David Verrill, chairman of the Angel Capital Association and managing director of Hub Angel Investment Group, noted that taxing capital gains at ordinary income rates could discourage investment in startup companies by angel investors, who would change their behavior if the tax rates changed. “An increase in capital gains rates will reduce angel investment in promising, job-creating companies at the very time our country needs to create jobs,” he said. “It would be like taking our foot off the gas pedal at the very time when we are trying to get our economy moving faster.”
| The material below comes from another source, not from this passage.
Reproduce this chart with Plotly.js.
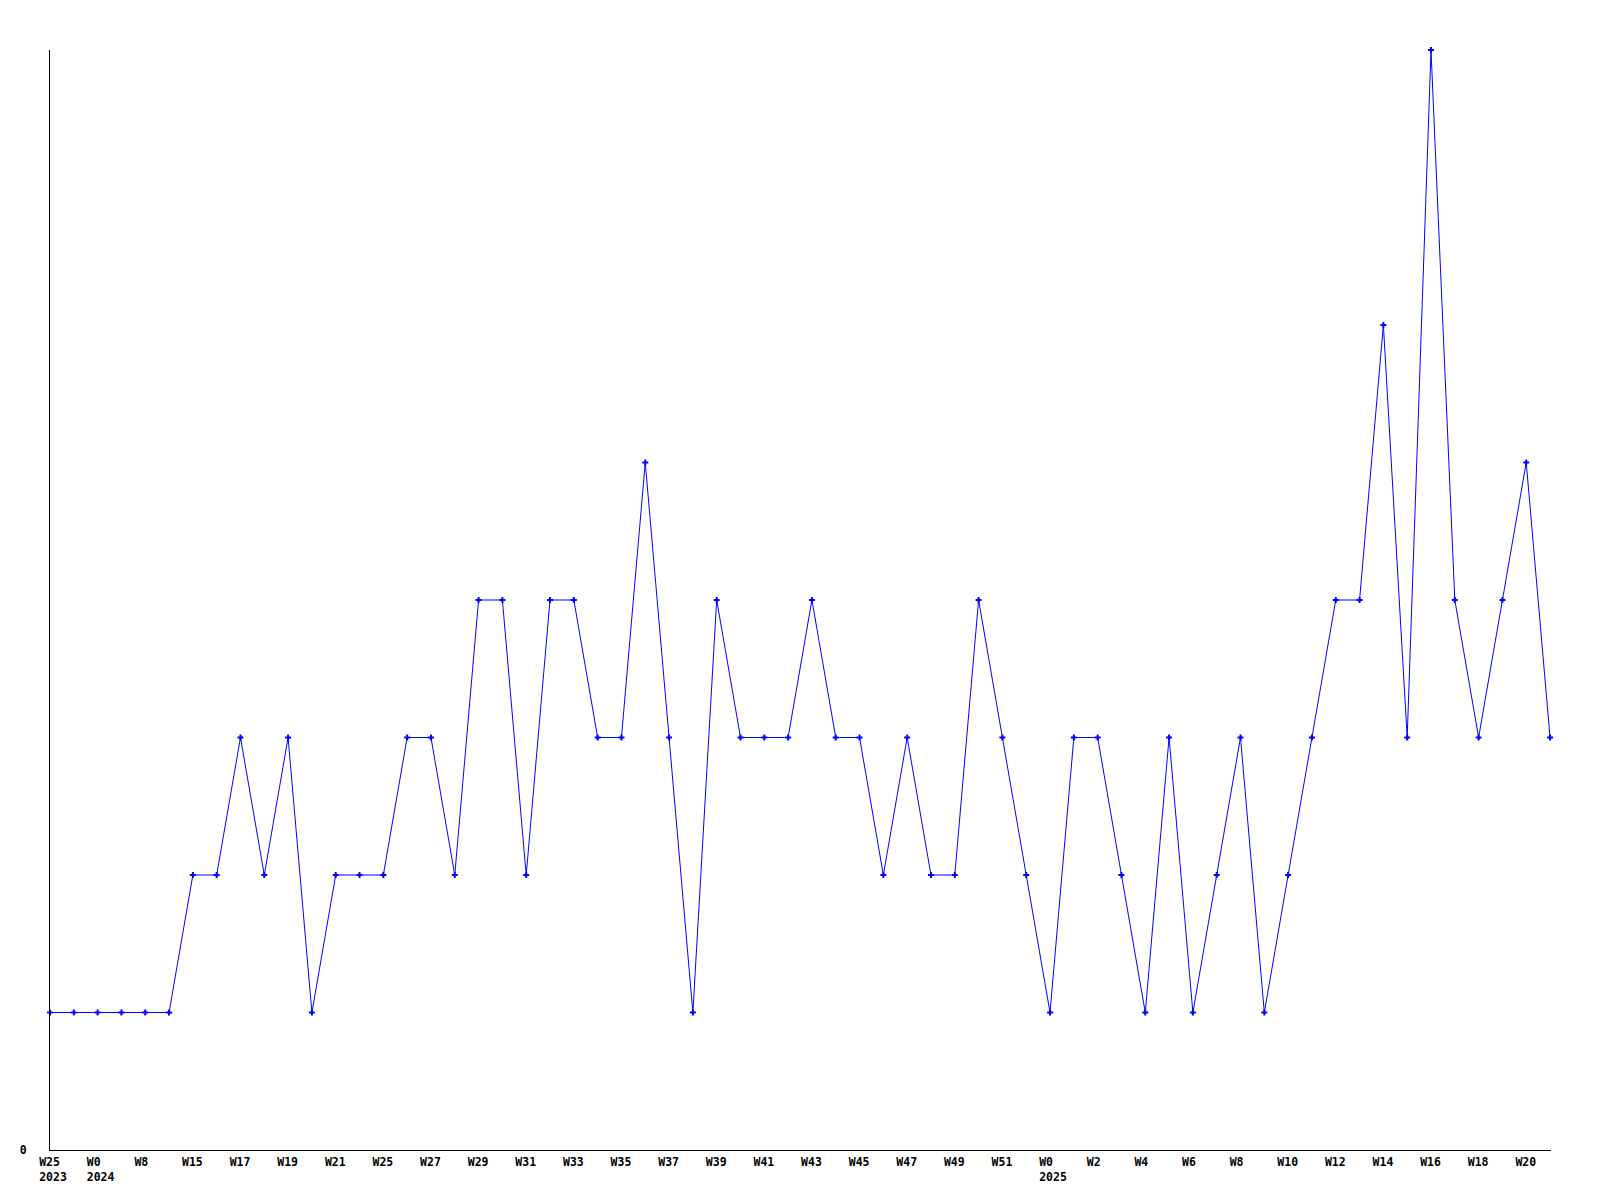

William Stanfill, a general partner at Montegra Capital Income Fund, argued against continuing the capital gains tax rates. “The preferential tax rates for capital gains and dividends are simply a windfall for wealthy investors,” he said. “In my view this special tax treatment is neither fair nor equitable or available to any other professional endeavor. After all, a gifted teacher who is inspiring and challenging our children and enriching human capital gets no such special treatment. Some predict that firms will locate overseas, taking jobs and tax revenue out of the country.

"My firm is too small to play in the international field—the learning curve is too steep and the costs are too high," Stanfill added. "And because we believe in seed investing, we’ve always found sufficient deals in our own backyard. Further, my accountant advises me that if we did move our fund offshore, as a U.S. citizen, I am still subject to U.S. tax on my income.”